--- AIM ---
In the entries that follow, find the word "Write" and report each line it is on.

--- EXCERPTED DATA ---
————

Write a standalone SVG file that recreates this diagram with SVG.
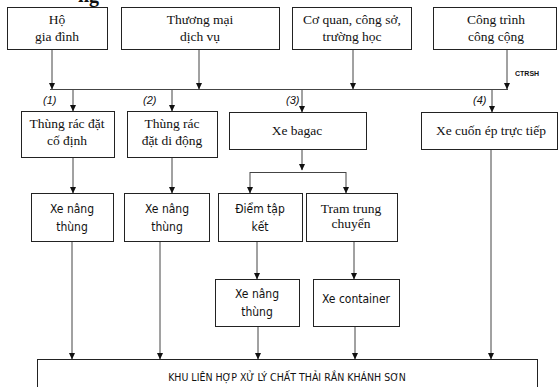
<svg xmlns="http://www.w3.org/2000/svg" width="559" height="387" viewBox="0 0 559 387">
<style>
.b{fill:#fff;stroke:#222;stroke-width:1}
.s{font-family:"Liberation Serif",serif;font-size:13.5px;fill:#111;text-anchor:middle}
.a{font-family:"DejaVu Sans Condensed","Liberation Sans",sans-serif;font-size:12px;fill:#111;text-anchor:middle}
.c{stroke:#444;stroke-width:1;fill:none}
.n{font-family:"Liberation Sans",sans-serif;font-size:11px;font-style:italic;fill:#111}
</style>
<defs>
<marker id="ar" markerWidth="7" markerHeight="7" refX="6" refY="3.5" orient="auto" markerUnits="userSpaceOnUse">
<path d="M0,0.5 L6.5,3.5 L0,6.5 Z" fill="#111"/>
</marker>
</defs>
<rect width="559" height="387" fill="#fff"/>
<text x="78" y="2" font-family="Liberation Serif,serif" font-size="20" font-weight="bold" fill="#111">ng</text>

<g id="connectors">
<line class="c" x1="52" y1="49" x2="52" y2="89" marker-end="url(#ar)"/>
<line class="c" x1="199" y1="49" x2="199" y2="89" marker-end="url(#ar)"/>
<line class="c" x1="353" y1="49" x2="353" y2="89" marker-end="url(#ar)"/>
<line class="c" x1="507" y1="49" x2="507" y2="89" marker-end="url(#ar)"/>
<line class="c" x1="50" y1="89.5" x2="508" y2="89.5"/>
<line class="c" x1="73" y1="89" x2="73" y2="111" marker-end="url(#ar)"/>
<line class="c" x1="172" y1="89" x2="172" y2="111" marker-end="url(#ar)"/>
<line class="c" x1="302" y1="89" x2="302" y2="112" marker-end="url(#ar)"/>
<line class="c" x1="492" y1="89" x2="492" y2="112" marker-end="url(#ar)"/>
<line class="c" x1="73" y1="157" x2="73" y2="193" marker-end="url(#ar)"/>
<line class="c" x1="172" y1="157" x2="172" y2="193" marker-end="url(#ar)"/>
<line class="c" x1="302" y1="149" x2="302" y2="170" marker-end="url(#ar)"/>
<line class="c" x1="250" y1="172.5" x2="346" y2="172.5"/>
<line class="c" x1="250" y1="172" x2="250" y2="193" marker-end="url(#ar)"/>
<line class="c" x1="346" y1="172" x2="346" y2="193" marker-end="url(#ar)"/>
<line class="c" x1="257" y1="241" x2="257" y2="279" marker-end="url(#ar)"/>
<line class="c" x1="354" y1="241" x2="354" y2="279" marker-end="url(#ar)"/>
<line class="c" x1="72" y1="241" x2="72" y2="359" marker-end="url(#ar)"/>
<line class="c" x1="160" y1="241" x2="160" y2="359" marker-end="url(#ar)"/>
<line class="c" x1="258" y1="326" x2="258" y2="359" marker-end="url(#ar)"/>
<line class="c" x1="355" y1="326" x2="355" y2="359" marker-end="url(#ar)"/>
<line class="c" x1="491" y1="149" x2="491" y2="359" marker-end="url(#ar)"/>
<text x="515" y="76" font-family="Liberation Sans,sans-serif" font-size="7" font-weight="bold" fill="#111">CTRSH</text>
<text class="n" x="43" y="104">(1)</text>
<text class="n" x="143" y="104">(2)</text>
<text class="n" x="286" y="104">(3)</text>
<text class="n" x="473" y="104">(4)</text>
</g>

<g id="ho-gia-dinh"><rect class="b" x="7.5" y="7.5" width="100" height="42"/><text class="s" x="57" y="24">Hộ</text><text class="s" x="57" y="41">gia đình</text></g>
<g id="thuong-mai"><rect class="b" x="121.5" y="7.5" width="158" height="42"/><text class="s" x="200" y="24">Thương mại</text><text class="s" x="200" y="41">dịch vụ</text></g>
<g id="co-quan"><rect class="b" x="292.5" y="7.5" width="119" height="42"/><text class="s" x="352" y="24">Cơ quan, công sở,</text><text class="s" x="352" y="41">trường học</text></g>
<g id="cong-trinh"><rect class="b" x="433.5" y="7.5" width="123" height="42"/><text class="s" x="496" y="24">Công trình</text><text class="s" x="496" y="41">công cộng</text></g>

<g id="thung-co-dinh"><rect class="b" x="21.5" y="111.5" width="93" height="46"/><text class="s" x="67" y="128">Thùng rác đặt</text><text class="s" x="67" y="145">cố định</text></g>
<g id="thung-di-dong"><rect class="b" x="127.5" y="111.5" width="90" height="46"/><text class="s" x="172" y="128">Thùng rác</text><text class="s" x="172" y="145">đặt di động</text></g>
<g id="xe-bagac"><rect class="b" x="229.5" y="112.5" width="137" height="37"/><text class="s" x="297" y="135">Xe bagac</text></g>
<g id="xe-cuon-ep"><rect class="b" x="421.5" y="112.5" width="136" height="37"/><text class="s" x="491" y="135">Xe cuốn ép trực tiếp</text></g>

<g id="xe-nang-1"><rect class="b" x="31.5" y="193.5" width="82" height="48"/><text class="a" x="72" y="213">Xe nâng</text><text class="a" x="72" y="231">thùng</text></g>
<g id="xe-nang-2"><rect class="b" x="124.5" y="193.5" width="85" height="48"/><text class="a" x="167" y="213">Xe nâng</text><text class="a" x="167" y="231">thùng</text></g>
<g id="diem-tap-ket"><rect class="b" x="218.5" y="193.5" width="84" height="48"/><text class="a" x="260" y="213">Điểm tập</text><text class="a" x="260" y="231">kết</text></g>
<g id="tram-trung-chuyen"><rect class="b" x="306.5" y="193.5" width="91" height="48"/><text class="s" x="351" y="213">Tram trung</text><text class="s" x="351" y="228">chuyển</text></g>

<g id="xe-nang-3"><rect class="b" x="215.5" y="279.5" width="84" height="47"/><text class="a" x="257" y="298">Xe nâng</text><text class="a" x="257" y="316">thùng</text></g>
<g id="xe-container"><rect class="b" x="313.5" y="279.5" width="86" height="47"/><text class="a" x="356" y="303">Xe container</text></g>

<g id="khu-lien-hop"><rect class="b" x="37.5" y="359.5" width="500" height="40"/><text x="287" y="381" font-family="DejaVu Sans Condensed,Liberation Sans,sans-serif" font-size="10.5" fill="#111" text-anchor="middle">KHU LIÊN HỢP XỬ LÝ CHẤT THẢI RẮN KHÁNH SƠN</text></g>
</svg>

————

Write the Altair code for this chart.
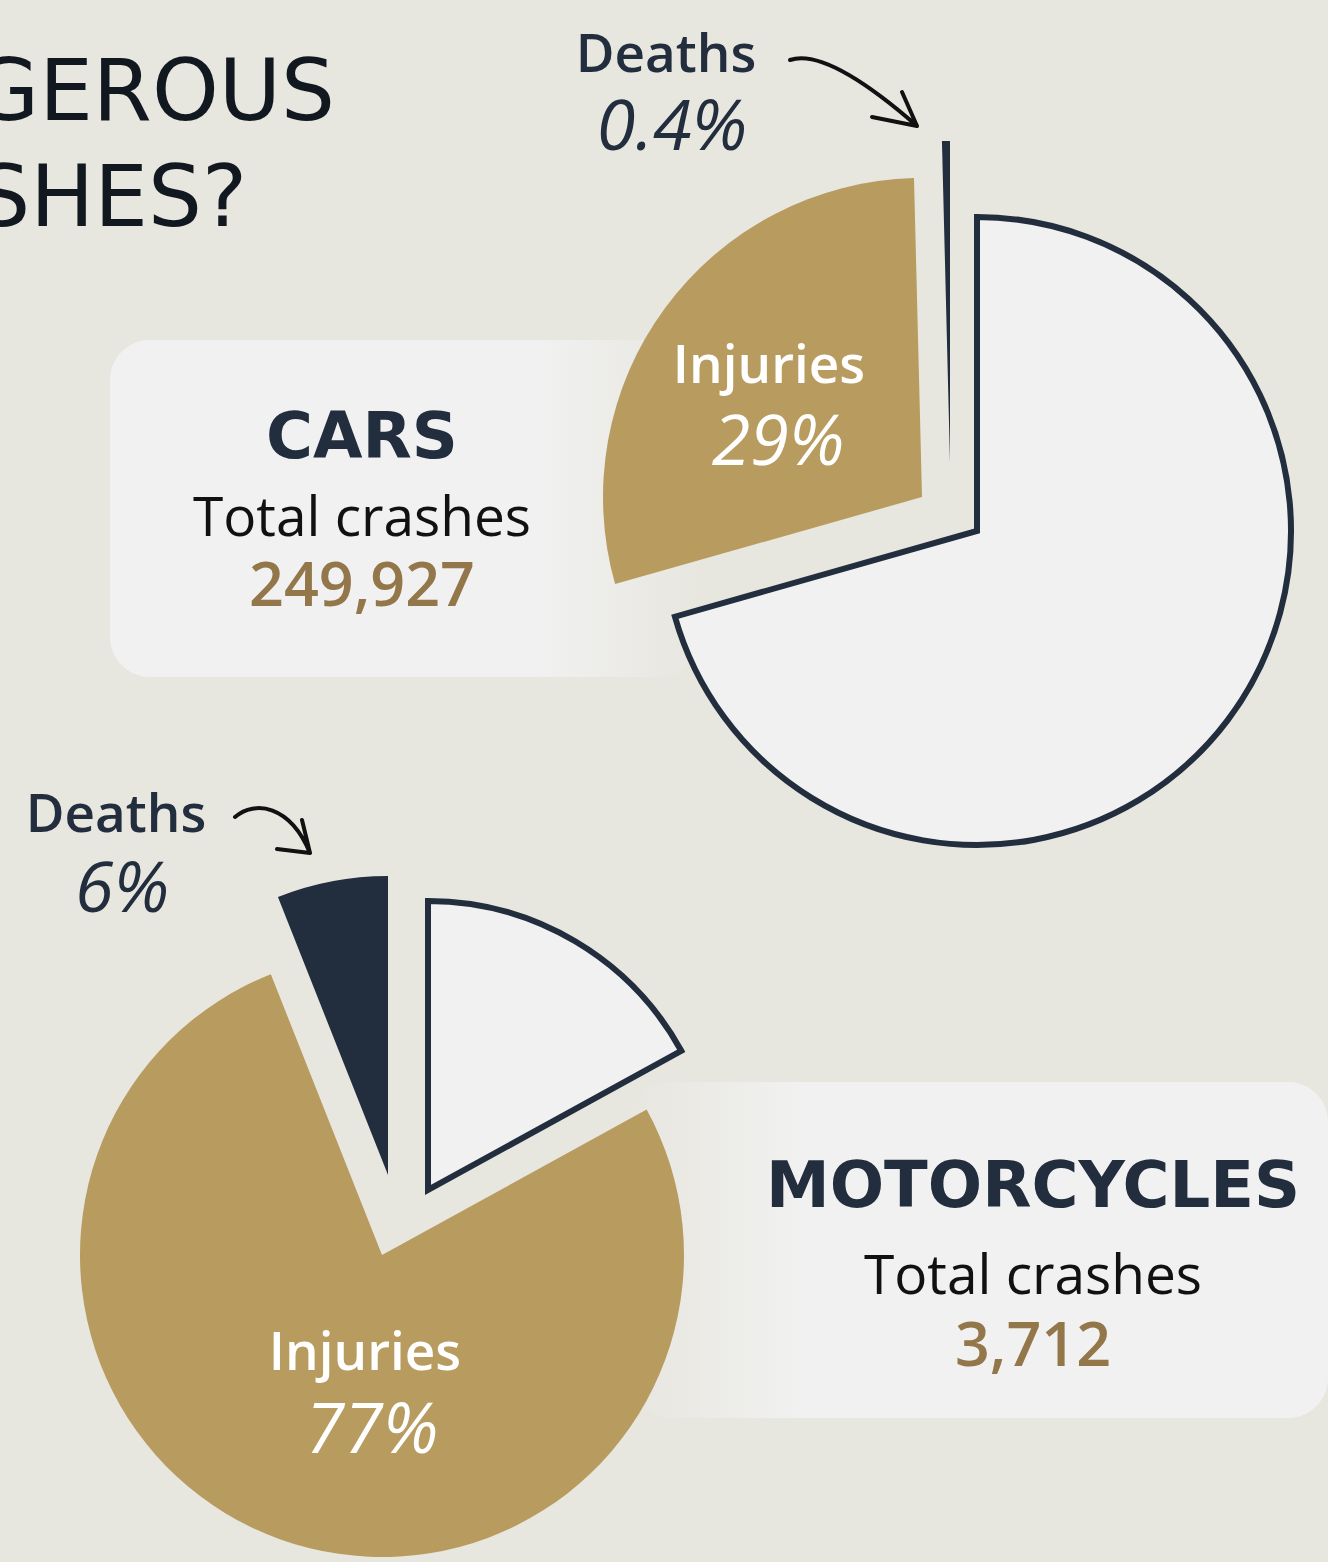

————

--- THE RESPONSE ---
Write a standalone SVG file that recreates this diagram with SVG.
Write the Altair code for this chart.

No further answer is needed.